Michigan is a diverse political state. From 1992 until 2016, Michigan voted for the Democratic nominee in presidential elections as part of the “blue wall,” but Trump upended that streak in 2016. While Biden did win the state four years later, Democrats only secured partisan control of the state Legislature in 2022 for the first time in nearly 40 years. Gov. Gretchen Whitmer, a Democrat, also won reelection.

Since then, Democrats have passed major gun reforms, LGBTQ+ civil rights laws and abortion rights legislation. The change in power has been marked with high tensions in the Legislature, with many votes being strictly along partisan lines.

People have to start trusting people again, Damoose said, noting that though he’s a vocal anti-abortion Republican senator, he has “genuine respect” for his Democratic colleague, Anthony, who has spearheaded abortion rights legislation.

“Sarah and I are friends. … I don’t think that she’s trying to kill babies. … You listen to everybody who’s pro-life, that’s what you hear. I don’t think so. She came to her conclusion, I’m assuming through rational means.
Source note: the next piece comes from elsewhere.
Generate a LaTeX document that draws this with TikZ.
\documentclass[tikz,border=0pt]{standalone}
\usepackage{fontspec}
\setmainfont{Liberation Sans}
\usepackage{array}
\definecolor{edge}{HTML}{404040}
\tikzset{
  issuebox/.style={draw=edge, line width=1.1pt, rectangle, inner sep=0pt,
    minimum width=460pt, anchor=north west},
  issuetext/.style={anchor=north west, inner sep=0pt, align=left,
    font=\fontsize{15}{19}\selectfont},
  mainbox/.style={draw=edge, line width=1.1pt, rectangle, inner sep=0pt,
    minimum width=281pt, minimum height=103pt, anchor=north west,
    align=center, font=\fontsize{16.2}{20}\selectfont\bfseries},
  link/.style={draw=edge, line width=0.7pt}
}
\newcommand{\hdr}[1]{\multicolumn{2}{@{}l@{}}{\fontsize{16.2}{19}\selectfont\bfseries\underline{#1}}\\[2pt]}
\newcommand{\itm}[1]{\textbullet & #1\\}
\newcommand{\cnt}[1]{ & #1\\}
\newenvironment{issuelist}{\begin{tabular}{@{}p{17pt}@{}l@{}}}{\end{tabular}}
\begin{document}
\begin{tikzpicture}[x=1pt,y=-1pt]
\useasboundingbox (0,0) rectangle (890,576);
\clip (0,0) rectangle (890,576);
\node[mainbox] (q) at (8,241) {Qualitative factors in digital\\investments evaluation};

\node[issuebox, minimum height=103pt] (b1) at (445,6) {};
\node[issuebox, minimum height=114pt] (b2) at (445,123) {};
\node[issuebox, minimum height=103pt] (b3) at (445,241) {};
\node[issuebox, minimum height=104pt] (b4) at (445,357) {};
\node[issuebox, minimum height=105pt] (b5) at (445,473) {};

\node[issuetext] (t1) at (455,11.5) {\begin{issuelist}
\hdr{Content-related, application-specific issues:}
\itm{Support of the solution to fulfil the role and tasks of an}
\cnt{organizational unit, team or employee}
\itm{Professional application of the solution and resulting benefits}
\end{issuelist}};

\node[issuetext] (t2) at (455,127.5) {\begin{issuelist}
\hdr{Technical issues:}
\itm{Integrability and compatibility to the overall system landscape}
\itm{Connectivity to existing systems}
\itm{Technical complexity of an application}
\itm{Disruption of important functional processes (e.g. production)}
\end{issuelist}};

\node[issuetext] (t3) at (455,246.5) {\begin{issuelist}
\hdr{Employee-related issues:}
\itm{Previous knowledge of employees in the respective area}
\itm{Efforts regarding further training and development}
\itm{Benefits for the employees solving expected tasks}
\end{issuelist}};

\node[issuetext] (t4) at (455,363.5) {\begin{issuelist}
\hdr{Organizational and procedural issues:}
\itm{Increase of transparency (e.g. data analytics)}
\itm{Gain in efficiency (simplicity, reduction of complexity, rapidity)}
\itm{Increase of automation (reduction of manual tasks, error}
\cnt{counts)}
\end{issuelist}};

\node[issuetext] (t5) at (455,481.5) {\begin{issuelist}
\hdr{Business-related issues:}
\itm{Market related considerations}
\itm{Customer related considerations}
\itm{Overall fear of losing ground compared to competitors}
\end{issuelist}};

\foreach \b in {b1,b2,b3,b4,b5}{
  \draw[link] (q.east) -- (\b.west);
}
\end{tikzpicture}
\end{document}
I know her to be a good person with a good heart. She knows I’m not trying to strip people’s rights away from them,” Damoose said.

If people can earn trust and be given latitude to respectfully disagree, Damoose said individuals of differing beliefs can start working together.
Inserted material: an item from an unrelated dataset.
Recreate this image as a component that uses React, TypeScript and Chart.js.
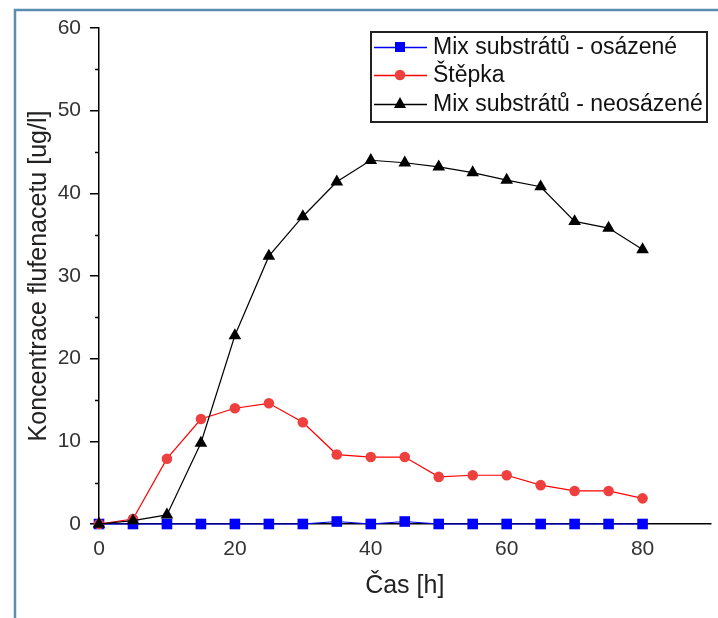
import React, { useEffect, useRef } from 'react';
import { Chart, registerables } from 'chart.js';

Chart.register(...registerables);

// Sampling times [h]
const hours = [0, 5, 10, 15, 20, 25, 30, 35, 40, 45, 50, 55, 60, 65, 70, 75, 80];

// Flufenacet concentration [ug/l]
const mixSeeded = [0, 0, 0, 0, 0, 0, 0, 0.3, 0, 0.3, 0, 0, 0, 0, 0, 0, 0];
const woodChips = [0, 0.6, 7.9, 12.7, 14.0, 14.6, 12.3, 8.4, 8.1, 8.1, 5.7, 5.9, 5.9, 4.7, 4.0, 4.0, 3.1];
const mixUnseeded = [0, 0.4, 1.1, 9.8, 22.8, 32.4, 37.2, 41.4, 44.0, 43.7, 43.2, 42.5, 41.6, 40.8, 36.6, 35.8, 33.2];

const seriesLabels = ['Mix substrátů - osázené', 'Štěpka', 'Mix substrátů - neosázené'];

const xTicks = [0, 20, 40, 60, 80];
const yTicks = [0, 10, 20, 30, 40, 50, 60];
const yMinorTicks = [5, 15, 25, 35, 45, 55];

const FONT = '"Liberation Sans", Arial, Helvetica, sans-serif';

const toPoints = (ys: number[]) => hours.map((h, i) => ({ x: h, y: ys[i] }));

type Marker = 'rect' | 'circle' | 'triangle';

function drawMarker(ctx: CanvasRenderingContext2D, kind: Marker, x: number, y: number, fill: string) {
  ctx.save();
  ctx.fillStyle = fill;
  ctx.beginPath();
  if (kind === 'rect') {
    ctx.rect(x - 5, y - 5, 10, 10);
  } else if (kind === 'circle') {
    ctx.arc(x, y, 5.3, 0, Math.PI * 2);
  } else {
    ctx.moveTo(x, y - 7);
    ctx.lineTo(x + 6, y + 4);
    ctx.lineTo(x - 6, y + 4);
    ctx.closePath();
  }
  ctx.fill();
  ctx.restore();
}

const decorations = {
  id: 'decorations',
  beforeDraw(chart: any) {
    const { ctx } = chart;
    ctx.save();
    ctx.strokeStyle = '#5a8db0';
    ctx.lineWidth = 2.5;
    ctx.beginPath();
    ctx.moveTo(15, chart.height);
    ctx.lineTo(15, 10);
    ctx.lineTo(chart.width, 10);
    ctx.stroke();
    ctx.restore();
  },
  afterDraw(chart: any) {
    const { ctx } = chart;
    const yScale = chart.scales.y;
    const left = chart.chartArea.left;

    // minor ticks on the value axis
    ctx.save();
    ctx.strokeStyle = '#000';
    ctx.lineWidth = 1.5;
    yMinorTicks.forEach((v) => {
      const py = Math.round(yScale.getPixelForValue(v)) + 0.5;
      ctx.beginPath();
      ctx.moveTo(left - 4, py);
      ctx.lineTo(left, py);
      ctx.stroke();
    });
    ctx.restore();

    // boxed legend
    const bx = 371, by = 32, bw = 336, bh = 90;
    ctx.save();
    ctx.fillStyle = '#fff';
    ctx.fillRect(bx, by, bw, bh);
    ctx.strokeStyle = '#222';
    ctx.lineWidth = 2;
    ctx.strokeRect(bx, by, bw, bh);
    const rows = [47, 75, 104];
    const lineColors = ['#0000ff', '#ff0000', '#000000'];
    const markerColors = ['#0000ff', '#ef4040', '#000000'];
    const markers: Marker[] = ['rect', 'circle', 'triangle'];
    rows.forEach((ry, i) => {
      ctx.strokeStyle = lineColors[i];
      ctx.lineWidth = 1.5;
      ctx.beginPath();
      ctx.moveTo(374, ry + 0.5);
      ctx.lineTo(427, ry + 0.5);
      ctx.stroke();
      drawMarker(ctx, markers[i], 400, ry, markerColors[i]);
      ctx.fillStyle = '#111';
      ctx.font = `23px ${FONT}`;
      ctx.textBaseline = 'middle';
      ctx.textAlign = 'left';
      ctx.fillText(seriesLabels[i], 433, ry + 1);
    });
    ctx.restore();
  },
};

export default function App() {
  const canvasRef = useRef<HTMLCanvasElement | null>(null);

  useEffect(() => {
    if (!canvasRef.current) return;
    const chart = new Chart(canvasRef.current, {
      type: 'line',
      data: {
        datasets: [
          {
            label: seriesLabels[0],
            data: toPoints(mixSeeded),
            borderColor: '#0000ff',
            backgroundColor: '#0000ff',
            borderWidth: 1.2,
            pointStyle: 'rect',
            pointRadius: 7.5,
            pointBorderWidth: 0,
            order: 2,
            clip: false,
          },
          {
            label: seriesLabels[1],
            data: toPoints(woodChips),
            borderColor: '#ff0000',
            backgroundColor: '#ef4040',
            borderWidth: 1.2,
            pointStyle: 'circle',
            pointRadius: 5.3,
            pointBorderWidth: 0,
            order: 1,
            clip: false,
          },
          {
            label: seriesLabels[2],
            data: toPoints(mixUnseeded),
            borderColor: '#000000',
            backgroundColor: '#000000',
            borderWidth: 1.2,
            pointStyle: 'triangle',
            pointRadius: 7.3,
            pointBorderWidth: 0,
            order: 0,
            clip: false,
          },
        ],
      },
      options: {
        responsive: false,
        animation: false,
        layout: { padding: { left: 0, right: 6, top: 28, bottom: 0 } },
        plugins: {
          legend: { display: false },
          tooltip: { enabled: false },
        },
        elements: { line: { tension: 0 } },
        scales: {
          x: {
            type: 'linear',
            min: 0,
            max: 90,
            afterFit: (s: any) => {
              s.height = 94;
            },
            afterBuildTicks: (s: any) => {
              s.ticks = xTicks.map((v) => ({ value: v }));
            },
            grid: {
              display: true,
              drawOnChartArea: false,
              drawTicks: true,
              tickLength: 5,
              color: '#000',
              lineWidth: 1.5,
            },
            border: { display: true, color: '#000', width: 1.5 },
            ticks: {
              font: { family: FONT, size: 21 },
              color: '#333',
              padding: 8,
              maxRotation: 0,
            },
            title: {
              display: true,
              text: 'Čas [h]',
              font: { family: FONT, size: 25 },
              color: '#222',
              padding: { top: 0, bottom: 17 },
            },
          },
          y: {
            type: 'linear',
            min: 0,
            max: 60,
            afterFit: (s: any) => {
              s.width = 99;
            },
            afterBuildTicks: (s: any) => {
              s.ticks = yTicks.map((v) => ({ value: v }));
            },
            grid: {
              display: true,
              drawOnChartArea: false,
              drawTicks: true,
              tickLength: 9,
              color: '#000',
              lineWidth: 1.5,
            },
            border: { display: true, color: '#000', width: 1.5 },
            ticks: {
              font: { family: FONT, size: 21 },
              color: '#333',
              padding: 9,
            },
            title: {
              display: true,
              text: 'Koncentrace flufenacetu [ug/l]',
              font: { family: FONT, size: 25 },
              color: '#222',
              padding: { top: 24, bottom: 0 },
            },
          },
        },
      },
      plugins: [decorations],
    } as any);
    return () => chart.destroy();
  }, []);

  return (
    <div style={{ position: 'fixed', left: 0, top: 0, width: 718, height: 618, background: '#fff' }}>
      <canvas ref={canvasRef} width={718} height={618} />
    </div>
  );
}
“I frankly don’t care who wins this presidential election. What I care about is that maybe afterwards, there’s room for somebody to stand up and say, ‘Have we had enough? Do we want to go back to some of the civility we used to see or at least read about?’” Damoose said.

Michigan is diverse, both in ideology and racial and ethnic identities, Anthony said, and that’s a beautiful thing for the state.

 

Michigan has one of the highest populations of Arab Americans in the U.S. Leaders in the community have led the charge to challenge Biden’s support of Israel in the war in Gaza, leading to more than 100,000 voters in the Michigan Democratic presidential primary election to vote “uncommitted,” more than 10% of votes cast.
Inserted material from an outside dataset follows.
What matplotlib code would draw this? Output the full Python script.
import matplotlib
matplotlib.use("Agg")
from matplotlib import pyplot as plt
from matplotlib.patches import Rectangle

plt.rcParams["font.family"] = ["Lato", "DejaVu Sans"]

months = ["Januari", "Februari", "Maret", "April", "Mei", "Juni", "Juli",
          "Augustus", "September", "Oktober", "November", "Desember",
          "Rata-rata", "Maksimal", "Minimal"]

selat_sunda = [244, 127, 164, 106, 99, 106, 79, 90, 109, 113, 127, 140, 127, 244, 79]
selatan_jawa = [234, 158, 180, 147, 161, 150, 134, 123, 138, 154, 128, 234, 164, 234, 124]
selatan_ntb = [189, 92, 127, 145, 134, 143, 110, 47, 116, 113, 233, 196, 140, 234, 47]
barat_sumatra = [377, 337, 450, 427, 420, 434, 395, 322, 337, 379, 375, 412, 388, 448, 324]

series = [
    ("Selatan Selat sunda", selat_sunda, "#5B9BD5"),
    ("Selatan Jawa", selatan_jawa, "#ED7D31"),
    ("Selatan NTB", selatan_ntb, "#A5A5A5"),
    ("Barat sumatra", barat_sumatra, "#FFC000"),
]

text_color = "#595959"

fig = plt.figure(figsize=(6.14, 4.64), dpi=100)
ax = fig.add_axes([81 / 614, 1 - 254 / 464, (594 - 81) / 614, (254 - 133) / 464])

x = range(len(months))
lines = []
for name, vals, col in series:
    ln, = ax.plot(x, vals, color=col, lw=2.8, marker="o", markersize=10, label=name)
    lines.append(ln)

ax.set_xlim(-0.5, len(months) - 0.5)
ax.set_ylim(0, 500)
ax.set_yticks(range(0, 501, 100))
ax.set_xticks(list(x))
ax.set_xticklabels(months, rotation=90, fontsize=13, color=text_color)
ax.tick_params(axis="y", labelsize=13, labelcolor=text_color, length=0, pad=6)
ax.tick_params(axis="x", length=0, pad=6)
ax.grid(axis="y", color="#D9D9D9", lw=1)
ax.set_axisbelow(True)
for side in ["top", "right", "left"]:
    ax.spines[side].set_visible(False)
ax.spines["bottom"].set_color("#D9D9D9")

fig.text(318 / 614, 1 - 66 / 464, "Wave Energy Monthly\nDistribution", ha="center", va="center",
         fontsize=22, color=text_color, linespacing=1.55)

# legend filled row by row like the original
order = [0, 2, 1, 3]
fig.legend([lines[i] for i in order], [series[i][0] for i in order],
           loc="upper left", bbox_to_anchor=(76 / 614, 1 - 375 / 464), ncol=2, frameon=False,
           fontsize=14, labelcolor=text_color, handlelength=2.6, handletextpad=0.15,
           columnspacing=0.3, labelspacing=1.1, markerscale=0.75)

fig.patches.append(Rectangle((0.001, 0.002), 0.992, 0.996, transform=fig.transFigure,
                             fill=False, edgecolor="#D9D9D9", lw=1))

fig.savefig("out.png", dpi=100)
In 2020, Biden won by about 150,000 votes so the “uncommitted” movement could potentially be influential on which candidate gets all of Michigan’s 15 electoral votes.

The concerns and the pain that Michiganders are experiencing with what’s happening in the Middle East can’t be ignored and neither can the hateful rhetoric against Arab and Jewish residents, Anthony said. But the nuclear option is not voting.

“I think that just like any other relationship, we’re not going to think that everything is perfect every day, but when I look at where the Biden administration has been in totality … I look at how this administration has…shown up for me and for people that I care about,” Anthony said. “I hope that we take a more nuanced position on where we think our leadership is going moving forward, because for folks who are uncommitted, I think it’s important to note that they aren’t going to get anything different with Donald Trump.” 

The BBC will be airing the Michigan episode of “World Questions” on Saturday online.